- **TASK DIRECTIONS**:
Determine how many lines of the material hold the string "this" and reply with only that number.
══ DATASET EXCERPTS ══
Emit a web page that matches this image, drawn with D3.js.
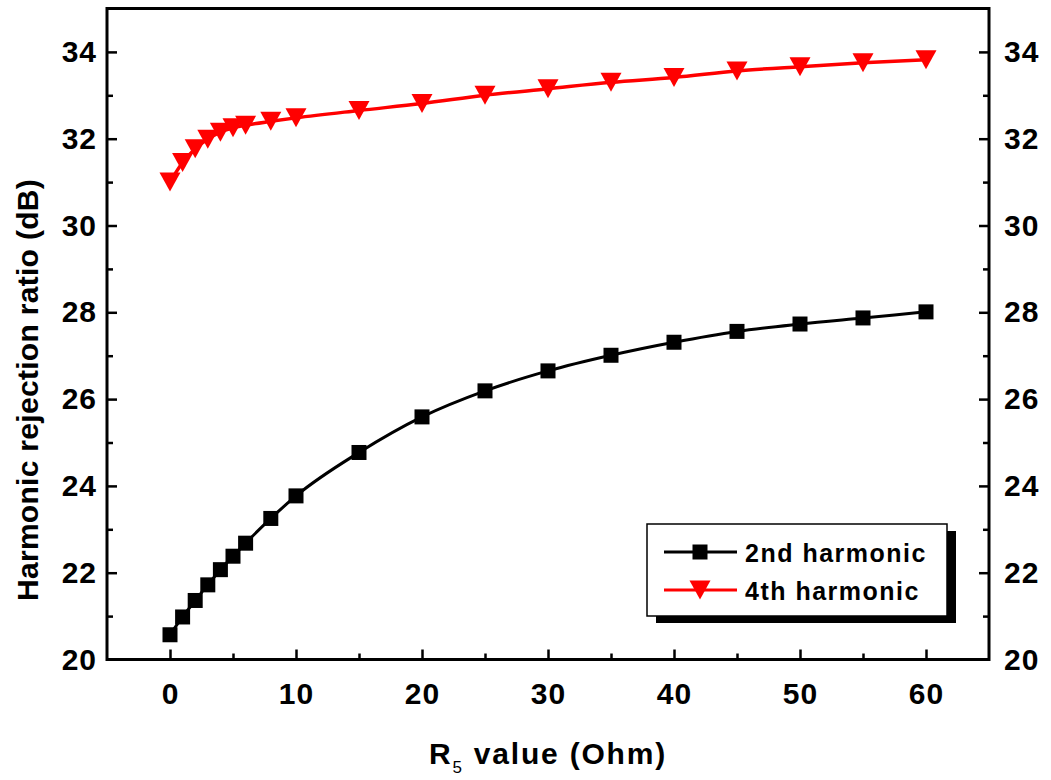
<!DOCTYPE html>
<html>
<head>
<meta charset="utf-8">
<script src="https://cdn.jsdelivr.net/npm/d3@7"></script>
<style>
  html, body { margin: 0; padding: 0; background: #fff; }
  svg { display: block; }
  text { font-family: "Liberation Sans", Arial, sans-serif; font-weight: bold; fill: #000; }
</style>
</head>
<body>
<svg id="chart" width="1051" height="780"></svg>
<script>
// R5 resistance values (Ohm)
const r5Values = [0, 1, 2, 3, 4, 5, 6, 8, 10, 15, 20, 25, 30, 35, 40, 45, 50, 55, 60];
// Harmonic rejection ratio (dB)
const secondHarmonic = [20.57, 20.98, 21.36, 21.72, 22.07, 22.38, 22.68, 23.25, 23.77, 24.77, 25.59, 26.19, 26.65, 27.01, 27.31, 27.56, 27.73, 27.87, 28.01];
const fourthHarmonic = [31.0, 31.45, 31.77, 31.99, 32.15, 32.25, 32.31, 32.4, 32.48, 32.65, 32.81, 33.0, 33.15, 33.3, 33.41, 33.56, 33.66, 33.75, 33.82];
const seriesNames = ["2nd harmonic", "4th harmonic"];
const xMajorTicks = [0, 10, 20, 30, 40, 50, 60];
const xMinorTicks = [-5, 5, 15, 25, 35, 45, 55, 65];
const yMajorTicks = [20, 22, 24, 26, 28, 30, 32, 34];
const yMinorTicks = [21, 23, 25, 27, 29, 31, 33, 35];

const svg = d3.select("#chart");
const L = 107, R = 989, T = 8.5, B = 659.5;

const x = d3.scaleLinear().domain([-5, 65]).range([L, R]);
const y = d3.scaleLinear().domain([20, 35]).range([B, T]);

function styleAxis(g) {
  g.select(".domain").remove();
  g.selectAll(".tick line").attr("stroke", "#000").attr("stroke-width", 2.5);
  g.selectAll(".tick text")
    .style("font-family", '"Liberation Sans", Arial, sans-serif')
    .style("font-weight", "bold")
    .style("font-size", "30px")
    .style("letter-spacing", "1px")
    .attr("fill", "#000");
}

// bottom axis: inward ticks
svg.append("g").attr("transform", `translate(0,${B})`)
  .call(d3.axisBottom(x).tickValues(xMajorTicks).tickSizeInner(-10).tickSizeOuter(0).tickPadding(23))
  .call(styleAxis);
svg.append("g").attr("transform", `translate(0,${B})`)
  .call(d3.axisBottom(x).tickValues(xMinorTicks.filter(v => v > -5 && v < 65)).tickSizeInner(-6).tickSizeOuter(0).tickFormat(""))
  .call(styleAxis);

// left axis
svg.append("g").attr("transform", `translate(${L},0)`)
  .call(d3.axisLeft(y).tickValues(yMajorTicks.slice(1)).tickSizeInner(-10).tickSizeOuter(0).tickPadding(10))
  .call(styleAxis);
svg.append("g").attr("transform", `translate(${L},0)`)
  .call(d3.axisLeft(y).tickValues(yMajorTicks.slice(0, 1)).tickSizeInner(0).tickSizeOuter(0).tickPadding(10))
  .call(styleAxis);
svg.append("g").attr("transform", `translate(${L},0)`)
  .call(d3.axisLeft(y).tickValues(yMinorTicks.filter(v => v < 35)).tickSizeInner(-6).tickSizeOuter(0).tickFormat(""))
  .call(styleAxis);

// right axis
svg.append("g").attr("transform", `translate(${R},0)`)
  .call(d3.axisRight(y).tickValues(yMajorTicks.slice(1)).tickSizeInner(-10).tickSizeOuter(0).tickPadding(15))
  .call(styleAxis);
svg.append("g").attr("transform", `translate(${R},0)`)
  .call(d3.axisRight(y).tickValues(yMajorTicks.slice(0, 1)).tickSizeInner(0).tickSizeOuter(0).tickPadding(15))
  .call(styleAxis);
svg.append("g").attr("transform", `translate(${R},0)`)
  .call(d3.axisRight(y).tickValues(yMinorTicks.filter(v => v < 35)).tickSizeInner(-6).tickSizeOuter(0).tickFormat(""))
  .call(styleAxis);

// frame
svg.append("rect")
  .attr("x", L).attr("y", T).attr("width", R - L).attr("height", B - T)
  .attr("fill", "none").attr("stroke", "#000").attr("stroke-width", 3);

// axis titles
const xt = svg.append("text")
  .attr("x", (L + R) / 2).attr("y", 764)
  .attr("text-anchor", "middle")
  .style("font-size", "30px").style("letter-spacing", "1.8px");
xt.append("tspan").text("R");
xt.append("tspan").attr("dy", 9).style("font-size", "17px").style("font-weight", "normal").text("5");
xt.append("tspan").attr("dy", -9).text(" value (Ohm)");

svg.append("text")
  .attr("transform", `translate(38,390) rotate(-90)`)
  .attr("text-anchor", "middle")
  .style("font-size", "30px").style("letter-spacing", "0.3px")
  .text("Harmonic rejection ratio (dB)");

// series
const line = d3.line().curve(d3.curveMonotoneX);
const pts2 = r5Values.map((v, i) => [x(v), y(secondHarmonic[i])]);
const pts4 = r5Values.map((v, i) => [x(v), y(fourthHarmonic[i])]);

const triPath = "M-10.5,-9.5L10.5,-9.5L0,9.5Z";

svg.append("path").attr("d", line(pts4)).attr("fill", "none").attr("stroke", "#ff0000").attr("stroke-width", 3.5);
svg.append("path").attr("d", line(pts2)).attr("fill", "none").attr("stroke", "#000").attr("stroke-width", 3);

svg.append("g").selectAll("rect").data(pts2).join("rect")
  .attr("x", d => d[0] - 7.5).attr("y", d => d[1] - 7.5)
  .attr("width", 15).attr("height", 15).attr("fill", "#000");

svg.append("g").selectAll("path").data(pts4).join("path")
  .attr("transform", d => `translate(${d[0]},${d[1]})`)
  .attr("d", triPath).attr("fill", "#ff0000");

// legend
const lg = svg.append("g");
lg.append("rect").attr("x", 656).attr("y", 531).attr("width", 300).attr("height", 92).attr("fill", "#000");
lg.append("rect").attr("x", 647).attr("y", 524).attr("width", 300).attr("height", 92)
  .attr("fill", "#fff").attr("stroke", "#000").attr("stroke-width", 1.5);

const rows = [
  { name: seriesNames[0], color: "#000", y: 552, marker: "square" },
  { name: seriesNames[1], color: "#ff0000", y: 590, marker: "tri" }
];
rows.forEach(r => {
  lg.append("line").attr("x1", 664).attr("x2", 737).attr("y1", r.y).attr("y2", r.y)
    .attr("stroke", r.color).attr("stroke-width", 3);
  if (r.marker === "square") {
    lg.append("rect").attr("x", 700 - 7.5).attr("y", r.y - 7.5).attr("width", 15).attr("height", 15).attr("fill", r.color);
  } else {
    lg.append("path").attr("transform", `translate(700,${r.y})`).attr("d", triPath).attr("fill", r.color);
  }
  lg.append("text").attr("x", 745).attr("y", r.y + 10)
    .style("font-size", "25px").style("letter-spacing", "1.5px")
    .text(r.name);
});
</script>
</body>
</html>
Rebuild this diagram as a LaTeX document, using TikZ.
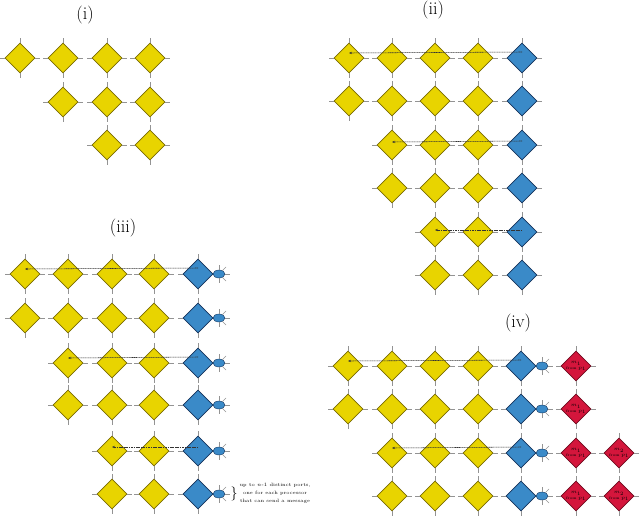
\documentclass[tikz,border=0pt]{standalone}
\usetikzlibrary{shapes.geometric,arrows.meta}
\definecolor{ylw}{RGB}{232,212,0}
\definecolor{ylwd}{RGB}{120,105,0}
\definecolor{blu}{RGB}{58,138,200}
\definecolor{blud}{RGB}{20,50,90}
\definecolor{rd}{RGB}{212,22,60}
\definecolor{rdd}{RGB}{110,10,30}
\tikzset{
  dbase/.style={diamond,aspect=1,minimum width=30pt,minimum height=30pt,inner sep=0pt,line width=0.6pt},
  yd/.style={dbase,fill=ylw,draw=ylwd},
  bd/.style={dbase,fill=blu,draw=blud},
  rdia/.style={dbase,fill=rd,draw=rdd,align=center,font=\fontsize{3.8}{5.6}\selectfont,text=black},
  bug/.style={ellipse,minimum width=12pt,minimum height=8pt,inner sep=0pt,fill=blu,draw=blud,line width=0.4pt},
  stub/.style={draw=gray!85,line width=0.6pt},
  spoke/.style={draw=gray!85,line width=0.5pt},
  msg/.style={draw=black!80,line width=0.55pt,dash pattern=on 1.2pt off 0.5pt,-{Stealth[length=3pt,width=2.4pt]}},
  ttl/.style={font=\fontsize{18}{20}\selectfont},
  note/.style={font=\fontsize{4.8}{8}\selectfont,align=center}
}
\newcommand\mkdia[4]{%
  \node[#4] (#1) at (#2,#3) {};
  \draw[stub] (#1.north) -- ++(0,5pt);
  \draw[stub] (#1.south) -- ++(0,-5pt);
  \draw[stub] (#1.east) -- ++(5pt,0);
  \draw[stub] (#1.west) -- ++(-5pt,0);
}
\newcommand\mkred[5]{%
  \node[rdia] (#1) at (#2,#3) {$m_{#4}$\\from $p_{#5}$};
  \draw[stub] (#1.north) -- ++(0,5pt);
  \draw[stub] (#1.south) -- ++(0,-5pt);
  \draw[stub] (#1.east) -- ++(5pt,0);
  \draw[stub] (#1.west) -- ++(-5pt,0);
}
\newcommand\mkbug[3]{%
  \node[bug] (#1) at (#2,#3) {};
  \foreach \ang in {90,45,0,-45,-90}{\draw[spoke] (#1.\ang) -- ++(\ang:5pt);}
}
\begin{document}
\begin{tikzpicture}[x=1pt,y=-1pt]
\useasboundingbox (0,0) rectangle (640,517);
% ---------- (i)
\node[ttl] (t1) at (85,15) {(i)};
\foreach \c/\x in {1/20,2/63,3/107,4/150}{\mkdia{a-1-\c}{\x}{58}{yd}}
\foreach \c/\x in {2/63,3/107,4/150}{\mkdia{a-2-\c}{\x}{102}{yd}}
\foreach \c/\x in {3/107,4/150}{\mkdia{a-3-\c}{\x}{145}{yd}}
% ---------- (ii)
\node[ttl] (t2) at (433,10) {(ii)};
\foreach \r/\y/\s in {1/58/1,2/101/1,3/145/2,4/188/2,5/232/3,6/275/3}{
  \foreach \c/\x in {1/349,2/392,3/435,4/478}{
    \ifnum\c<\s\else\mkdia{b-\r-\c}{\x}{\y}{yd}\fi}
  \mkdia{b-\r-5}{522}{\y}{bd}
}
\draw[msg] ([yshift=6pt]b-1-5.center) -- ([yshift=5pt]b-1-1.center);
\draw[msg] ([yshift=4pt]b-3-5.center) -- ([yshift=3pt]b-3-2.center);
\draw[msg] ([yshift=2pt]b-5-5.center) -- ([yshift=2pt]b-5-3.center);
% ---------- (iii)
\node[ttl] (t3) at (123,228) {(iii)};
\foreach \r/\y/\s in {1/274/1,2/318/1,3/363/2,4/405/2,5/451/3,6/494/3}{
  \foreach \c/\x in {1/25,2/68,3/112,4/154}{
    \ifnum\c<\s\else\mkdia{c-\r-\c}{\x}{\y}{yd}\fi}
  \mkdia{c-\r-5}{198}{\y}{bd}
  \mkbug{cb-\r}{219}{\y}
}
\draw[msg] ([yshift=6pt]c-1-5.center) -- ([yshift=5pt]c-1-1.center);
\draw[msg] ([yshift=6pt]c-3-5.center) -- ([yshift=5pt]c-3-2.center);
\draw[msg] ([yshift=4pt]c-5-5.center) -- ([yshift=4pt]c-5-3.center);
\node[font=\fontsize{14}{14}\selectfont] (brace) at (234,494) {\}};
\node[note] (nt) at (275,493) {up to $n$-$1$ distinct ports,\\one for each processor\\that can send a message};
% ---------- (iv)
\node[ttl] (t4) at (518,323) {(iv)};
\foreach \r/\y/\s in {1/366/1,2/409/1,3/453/2,4/496/2}{
  \foreach \c/\x in {1/348,2/392,3/435,4/478}{
    \ifnum\c<\s\else\mkdia{d-\r-\c}{\x}{\y}{yd}\fi}
  \mkdia{d-\r-5}{521}{\y}{bd}
  \mkbug{db-\r}{542}{\y}
  \mkred{dr-\r-1}{576}{\y}{1}{1}
}
\mkred{dr-3-2}{619}{453}{2}{1}
\mkred{dr-4-2}{619}{496}{2}{1}
\draw[msg] ([yshift=6pt]d-1-5.center) -- ([yshift=5pt]d-1-1.center);
\draw[msg] ([yshift=6pt]d-3-5.center) -- ([yshift=5pt]d-3-2.center);
\end{tikzpicture}
\end{document}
═══
- **WRITTEN REPLY**:
2